ECONOMICS:The upturn has been stronger than expected, resulting in a recent spate of upward revisions to growth forecasts, writes PAT McARDLE
OUR MAJOR trading partners, the US, the UK and the euro zone, all emerged from recession in the second half of last year (see chart). However, we are still debating where we stand and what the future might hold in terms of economic growth. Severe – and in all probability permanent – damage has been done and potential or trend growth rates will be lower in the future.
Ireland’s recession was deeper and longer than elsewhere. GNP contracted by 0.5 per cent in the first quarter of 2010, thereby prolonging our recession into its eighth successive quarter.
The odds are that Q2 will see a roughly break-even situation and it is hoped that decent positive growth will be recorded in the second half of the year, finally bringing the recession to an end, a year after the rest.
Had we used GDP instead of GNP, Ireland would have shown growth of 2.7 per cent in Q1, dwarfing the rest, but this was boosted by multinational profits and does not reflect the reality on the ground. Neither does it capture the impact of the ever-increasing cost of servicing debt held by non-residents and the falling profits earned by Irish companies abroad.
Our peak-to-trough fall in GNP was 16.5 per cent, vastly greater than the others (euro zone minus 5.3 per cent, UK minus 6.4 per cent, US minus 3.8 per cent). Iceland had a worse banking crisis but a lesser peak to trough fall in income of 12.9 per cent.
So much for the past. The upturn has been stronger than expected, resulting in a recent spate of upward revisions to growth forecasts.
The monthly consensus forecasts for Irish 2010 GDP from Reuters are now unambiguously positive, but GNP remains in negative territory in terms of the average for the whole year. Interestingly, the consensus for 2011 growth, at about 2.75 per cent, has been reduced rather than increased since the beginning of this year.
In keeping with this, the Department of Finance recently upgraded its 2010 figures, but left the longer-term forecasts first produced in last December’s budget unchanged.
The ESRI also revised up its short-term forecasts but, here, too, the changes to its longer-term projections went in the other direction. While a strong recovery is universally forecast, views regarding future growth potential differ widely and have become more conservative. This has significant implications.
Back in 2005, the ESRI produced high and low growth scenarios for the period to 2020.
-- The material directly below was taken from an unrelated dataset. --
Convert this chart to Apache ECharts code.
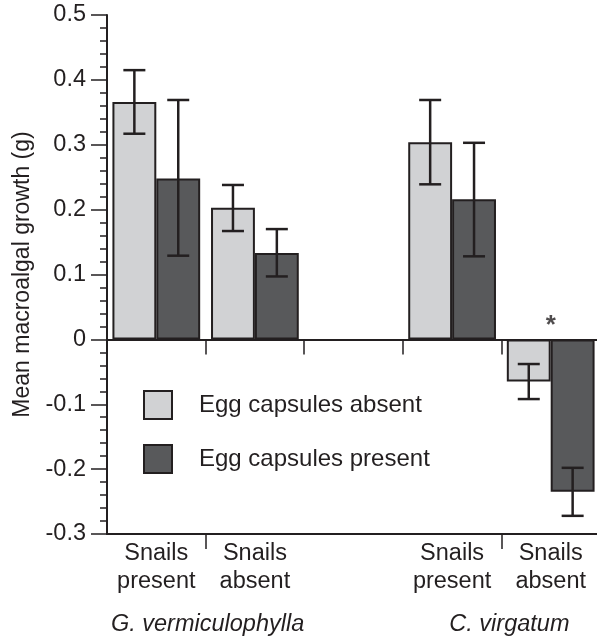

That was long before the downturn and when the US was still booming. The favourable scenario assumed that the US would sail on, taking us with it. The low growth scenario (see table) was based on a severe adjustment in the US feeding into a sharp housing correction here. This was meant to be a shock but it still envisaged rates of expansion and levels of house completions that we would envy today.
Three years later, the downturn was well under way and the ESRI reflected this in its benchmark forecasts, which are also summarised in the table. They were broadly similar to those in the earlier negative scenario.
By 2009, the situation had turned out to be much worse than anyone expected. By now, it was clear that the annual average growth rate in 2005-2010 would be negative, but the ESRI surprised many of us by assuming that much of the lost ground would be recovered as the economy bounced back with an above-average, 5.4 per cent, annual growth between 2011-15.
However, the Department of Finance did not agree and the 2010 budget was based on a more conservative, 3.7 per cent, growth rate over the next five years. This made a big difference as the ESRI projections had implied that only half of the €7.5 billion budget cuts planned over the next four years would be required.
Then, last week, the ESRI came back into the picture, with updated high and low projections, but did not express a preference between them. Despite the better-than- expected global picture, these forecasts no longer envisage a major rebound because the 2009 paper “did not take account of likely further fiscal adjustment in 2011 and subsequent years”.
Each scenario assumes that the €7.5 billion fiscal consolidation package announced last December will be implemented in full, but the ESRI cautions that additional fiscal action would be required if the more pessimistic scenario were to materialise. The high growth scenario assumes that the economy in general and the labour market in particular will respond as flexibly as it has done in the past.
The low growth one is based on a lower responsiveness to global developments but could be produced by a range of other factors, such as a higher long-term cost of borrowing, a poorly functioning financial system or problems in the labour market resulting in structural long-term unemployment.
Finally, lest we become complacent, the IMF has produced a significantly more downbeat prognosis which sees the economy only gradually returning to its reduced potential of 2.5 per cent by 2015. Basically, the IMF expects that most of the factors cited in the ESRI low growth scenario will materialise and that additional fiscal correction of €3 billion, over and above the €7.5 billion already planned by the Government, will be required. Obviously, this would further retard growth.
At this stage, the best we can hope for is that growth will be close to the budget projections but there is a significant chance that it will be somewhat lower and that more, not less, fiscal correction will be required.
While recorded growth in the next five years may exceed 3 per cent, beyond that there is a growing consensus that the capacity of the economy to expand is about 2.5 per cent.